Argentina goleó 8-2 a Colombia, 3-0 a Ecuador, 4-0 a Uruguay, 6-2 a Chile y 3-0 a Brasil, que un año más tarde ganaría la Copa del Mundo. Sólo perdió un partido, 2-1 contra Perú, cuando ya se había alzado con el título. De los 25 tantos que hizo el equipo, 20 fueron obra del tridente mágico. Maschio, que fue el goleador del certamen junto al uruguayo Javier Ambrois, hizo nueve, Angelillo, ocho y Sívori, tres. Esa insuperable producción de juego terminó de posicionar al fútbol argentino en la cúspide del continente.
Con la decisión tomada de abandonar el aislamiento internacional impuesto por el peronismo y regresar a la Copa del Mundo en Suecia 1958 (la última participación había sido con un equipo amateur en Italia 1934), se volvió inevitable excluir a la Argentina de la marquesina de los principales candidatos. Sin embargo, las partidas de Maschio al Bologna, Angelillo al Inter y Sívori a la Juventus empezaron a desmantelar las ilusiones de los Carasucias, porque la costumbre de aquellos años consistía en citar a la Selección sólo a los jugadores que actuaban en el medio local. Sumado a ello, el gobierno de la Revolución Libertadora presionó para llevar a Suecia un equipo “genuinamente nacional” y así se ahogaron las incipientes, pero decididas tratativas de contar con los integrantes del Sudamericano de 1957.
Ese rapto de soberbia nacionalista, que todos los estamentos fogonearon desde su lugar, le costó muy caro al fútbol argentino, que fue representado en Suecia por jugadores de edad avanzada, fuera de estado y con evidentes atrasos en la preparación deportiva. La participación se convirtió en desastre, y la vergonzosa eliminación en primera ronda luego de la derrota 6-1 contra Checoslovaquia marcó el fin de una era. Fue la pérdida de la inocencia del potrero y el descreimiento en las raíces rioplatenses, las mismas que habían aflorado con fuerza en Lima un año antes. A partir de ese momento se dio forma a un estilo de juego más pragmático y resultadista, que se apoyaba en la preparación externa y en la planificación al detalle.

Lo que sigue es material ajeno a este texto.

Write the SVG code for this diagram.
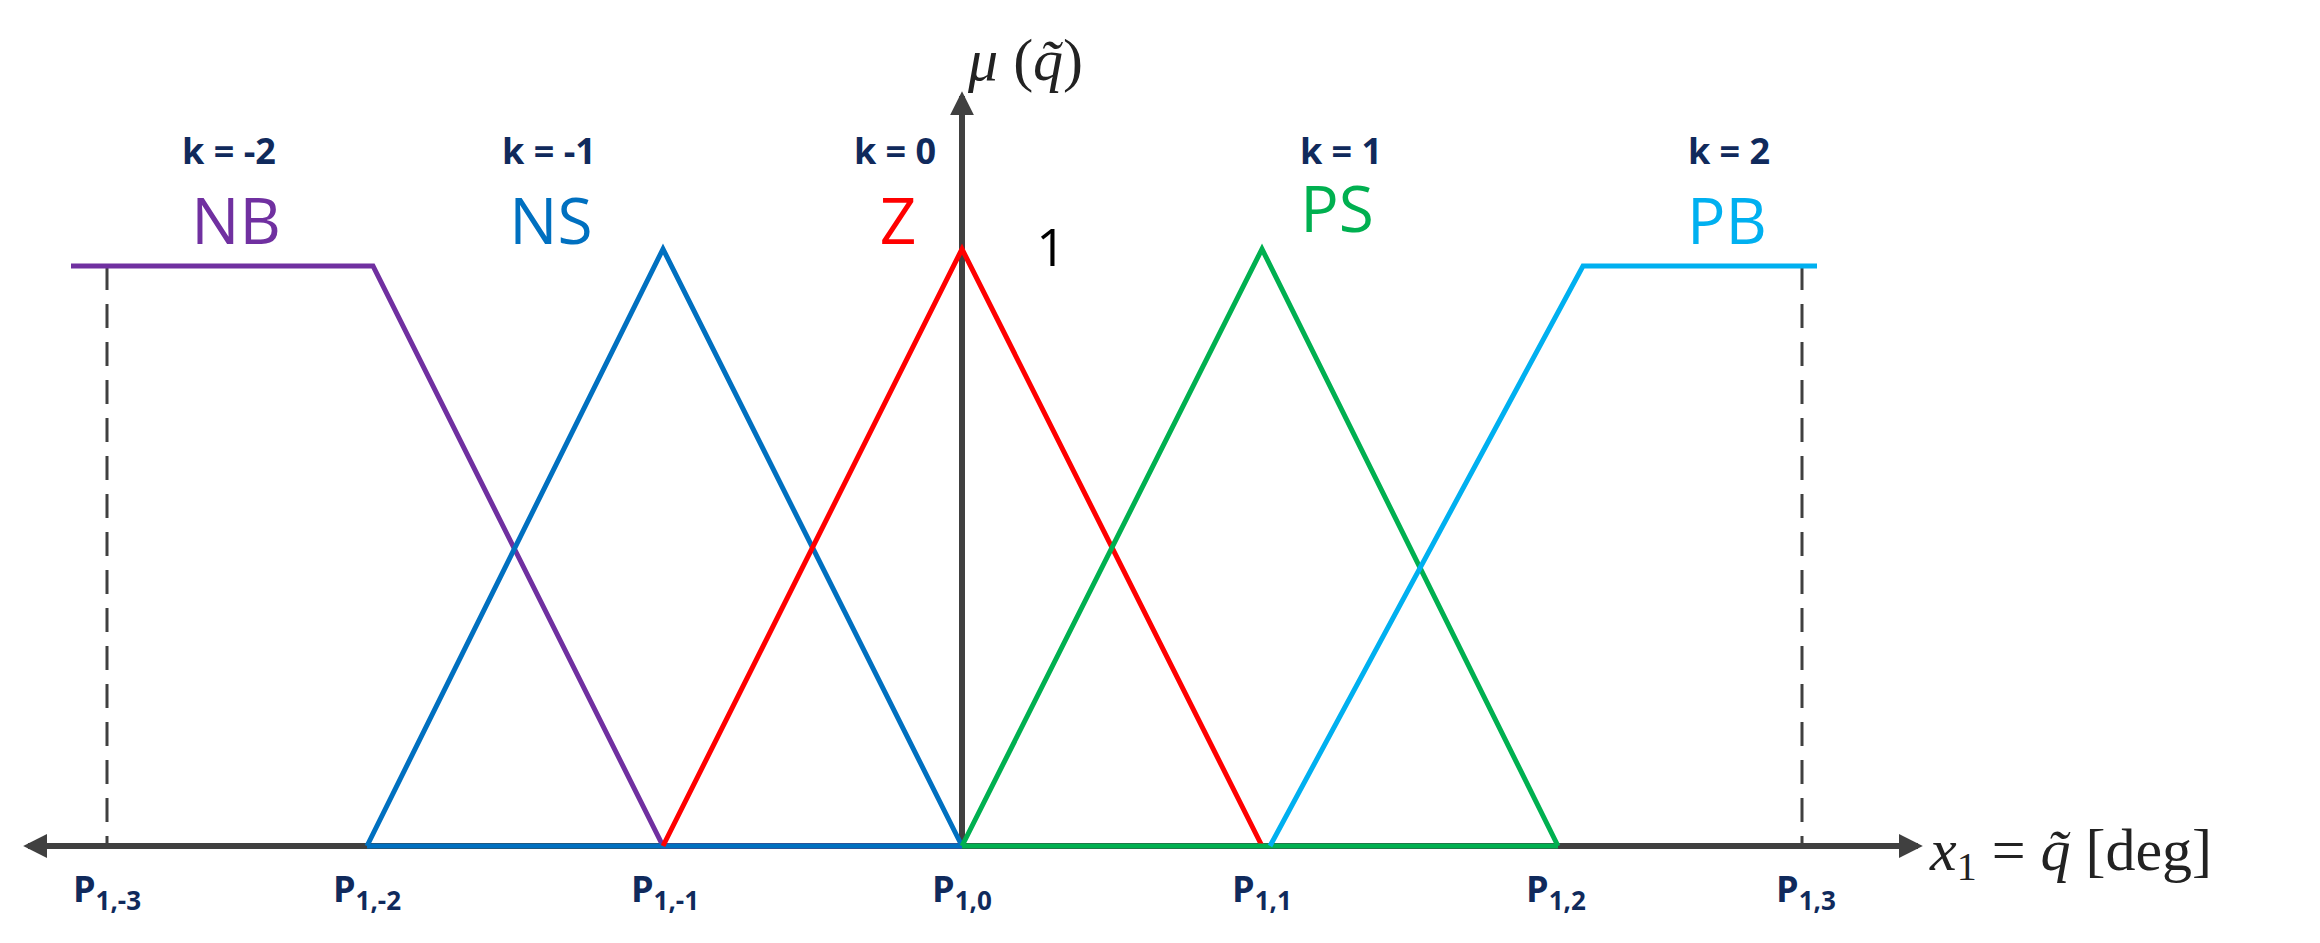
<svg xmlns="http://www.w3.org/2000/svg" width="2320" height="943" viewBox="0 0 2320 943">
<style>
.k{font-family:"Open Sans","Liberation Sans",sans-serif;font-weight:bold;font-size:36px;fill:#102a5c;text-anchor:middle}
.n{font-family:"Open Sans","Liberation Sans",sans-serif;font-size:64px;text-anchor:middle}
.p{font-family:"Open Sans","Liberation Sans",sans-serif;font-weight:bold;font-size:36px;fill:#102a5c;text-anchor:middle}
.ps{font-size:26px}
.m{font-family:"Liberation Serif",serif;font-size:60px;fill:#222}
.f{fill:none;stroke-width:5;stroke-linejoin:miter}
</style>
<defs>
<marker id="a" viewBox="0 0 10 10" refX="8" refY="5" markerWidth="24" markerHeight="24" markerUnits="userSpaceOnUse" orient="auto"><path d="M0,0 L10,5 L0,10 z" fill="#404040"/></marker>
</defs>
<g id="connectors">
<line x1="1914" y1="846" x2="28" y2="846" stroke="#404040" stroke-width="6" marker-end="url(#a)"/>
<line x1="30" y1="846" x2="1918" y2="846" stroke="#404040" stroke-width="6" marker-end="url(#a)"/>
<line x1="962" y1="846" x2="962" y2="96" stroke="#404040" stroke-width="6" marker-end="url(#a)"/>
<line x1="107" y1="266" x2="107" y2="846" stroke="#404040" stroke-width="3" stroke-dasharray="24,14"/>
<line x1="1802" y1="266" x2="1802" y2="846" stroke="#404040" stroke-width="3" stroke-dasharray="24,14"/>
</g>
<g id="NB"><polyline class="f" stroke="#7030a0" points="71,266 373,266 663,846 962,846"/></g>
<g id="NS"><polyline class="f" stroke="#0070c0" points="367,846 663,249 962,846"/><line x1="367" y1="846" x2="962" y2="846" stroke="#0070c0" stroke-width="5"/></g>
<g id="Z"><polyline class="f" stroke="#ff0000" points="663,846 962,249 1262,846"/></g>
<g id="PS"><polyline class="f" stroke="#00b050" points="962,846 1262,249 1558,846"/><line x1="962" y1="846" x2="1558" y2="846" stroke="#00b050" stroke-width="5"/></g>
<g id="PB"><polyline class="f" stroke="#00b0f0" points="1270,846 1583,266 1817,266"/></g>
<g id="labels">
<text class="k" x="229" y="164">k = -2</text>
<text class="k" x="549" y="164">k = -1</text>
<text class="k" x="895" y="164">k = 0</text>
<text class="k" x="1341" y="164">k = 1</text>
<text class="k" x="1729" y="164">k = 2</text>
<text class="n" x="236" y="244" fill="#7030a0">NB</text>
<text class="n" x="551" y="244" fill="#0070c0">NS</text>
<text class="n" x="898" y="244" fill="#ff0000">Z</text>
<text class="n" x="1337" y="232" fill="#00b050">PS</text>
<text class="n" x="1727" y="244" fill="#00b0f0">PB</text>
<text x="1051" y="266" font-family="Open Sans, Liberation Sans, sans-serif" font-size="52" text-anchor="middle" fill="#000">1</text>
<text class="m" x="968" y="80"><tspan font-style="italic">μ</tspan> (<tspan font-style="italic">q̃</tspan>)</text>
<text class="m" x="1930" y="870"><tspan font-style="italic">x</tspan><tspan font-size="40" dy="10">1</tspan><tspan dy="-10"> = </tspan><tspan font-style="italic">q̃</tspan> [deg]</text>
<text class="p" x="107" y="902">P<tspan class="ps" dy="8">1,-3</tspan></text>
<text class="p" x="367" y="902">P<tspan class="ps" dy="8">1,-2</tspan></text>
<text class="p" x="665" y="902">P<tspan class="ps" dy="8">1,-1</tspan></text>
<text class="p" x="962" y="902">P<tspan class="ps" dy="8">1,0</tspan></text>
<text class="p" x="1262" y="902">P<tspan class="ps" dy="8">1,1</tspan></text>
<text class="p" x="1556" y="902">P<tspan class="ps" dy="8">1,2</tspan></text>
<text class="p" x="1806" y="902">P<tspan class="ps" dy="8">1,3</tspan></text>
</g>
</svg>
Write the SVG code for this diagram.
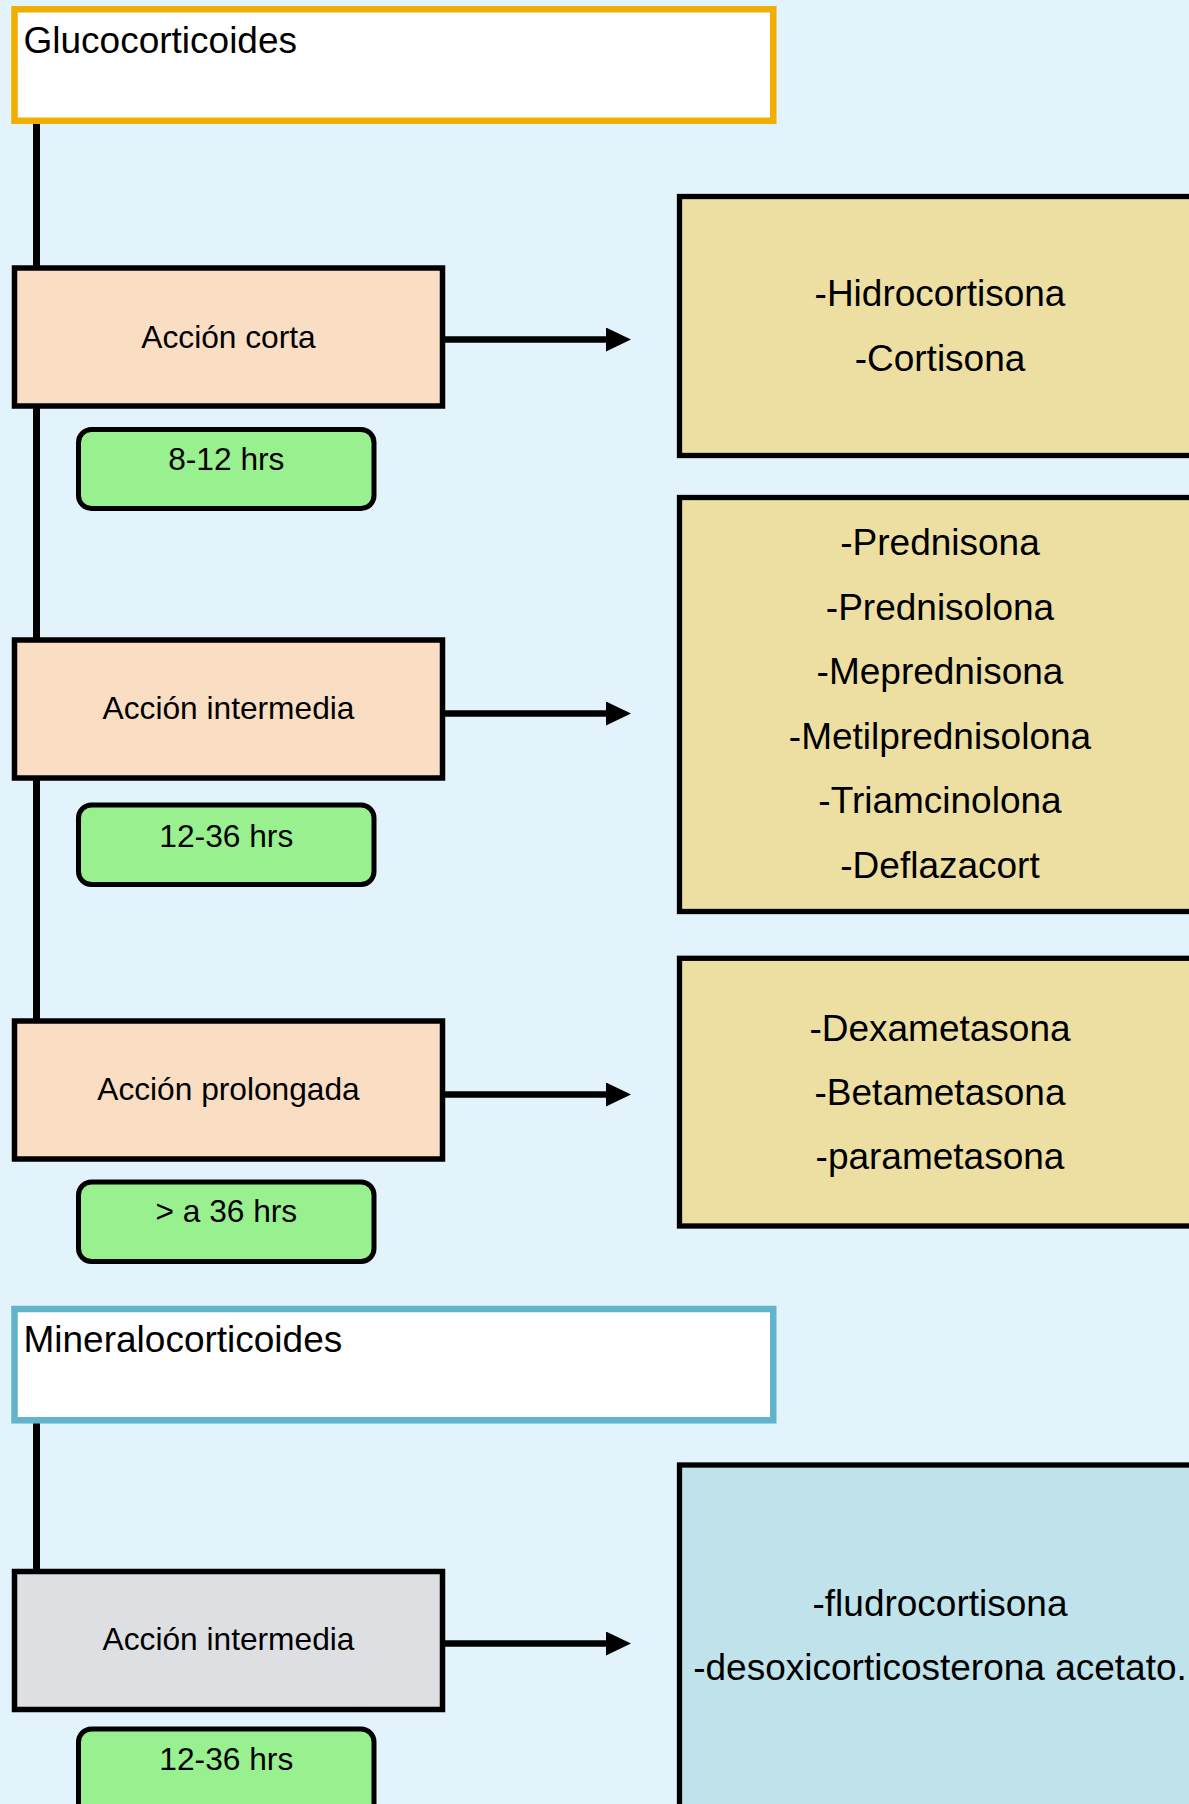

No obstante, también es justo decir que esa situación apocalíptica que atravesó la Selección coincidió con la promoción de grandes entrenadores como Osvaldo Zubeldía, Argentino Geronazzo y Juan Carlos Lorenzo, que regresaba de Europa.
La transferencia de Sívori a la Juventus también contó con la intervención de Cesarini, que en su condición de asesor de la Vecchia Signora recomendó su fichaje. El pase se hizo a cambio de diez millones de pesos moneda nacional, cifra récord para el fútbol mundial de la época, que le sirvieron a River para finalizar su estadio y transformar la Herradura en el Monumental. “No pierdo la esperanza de que en el futuro la tribuna que da al Río de la Plata cambie de nombre y llevé el mío –confesó el Cabezón en 1972–. Esa tribuna debería llamarse Enrique Omar Sívori. No hay que olvidarse que la construyeron con lo que recibieron por mi pase al fútbol italiano”. Su anhelo finalmente se materializaría, pero él no llegaría a verlo, porque el sector Almirante Brown recién adoptó el nombre del nicoleño en 2005, un tiempo después de su muerte.